Still, at least one person got away from the film with a career. The film has very few secondary roles, and most are restricted to one scene. One such segment shows the filming of a rather kinky commercial in Farson’s studio. It involves a young girl performing a striptease while telling the spectator that if they want her, they have to buy her. But it turns out they do not have to buy her, they have to buy her something: a set of rubber gloves to do the dishes. The sequence is a brilliant piece of Pop poetry and is performed by a very young (and suitably buxom) Helen Mirren, barely twenty, who had just started her career at the National Youth Theatre in 1965 (and was making her film debut in Herostratus).
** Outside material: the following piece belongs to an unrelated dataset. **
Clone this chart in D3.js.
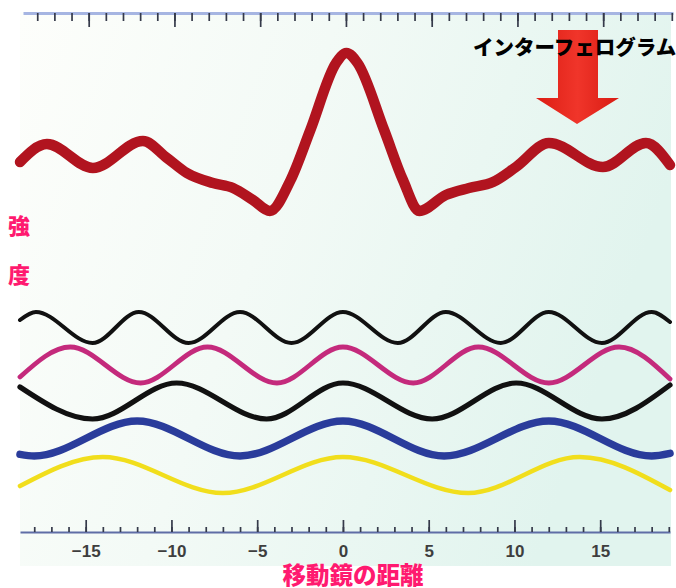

Obviously, Mirren was nobody at the time, and despite the fact that she would continue to appear in challenging independent films and even in underground fare such as Celestino Coronado’s nude and campy Hamlet (1976), her appearance in Herostratus is usually simply listed without comment in her filmography. In her memoir In the Frame (2007) the actress seems to have no memories of the film to share. And in all likelihood her scene only amounted to a day’s worth of filming. Still, it’s nice to know that not everyone involved in this film suffered the cruel irony of lingering in the obscurity that befell its director after making a film all about the quest for fame and recognition in a capitalist world.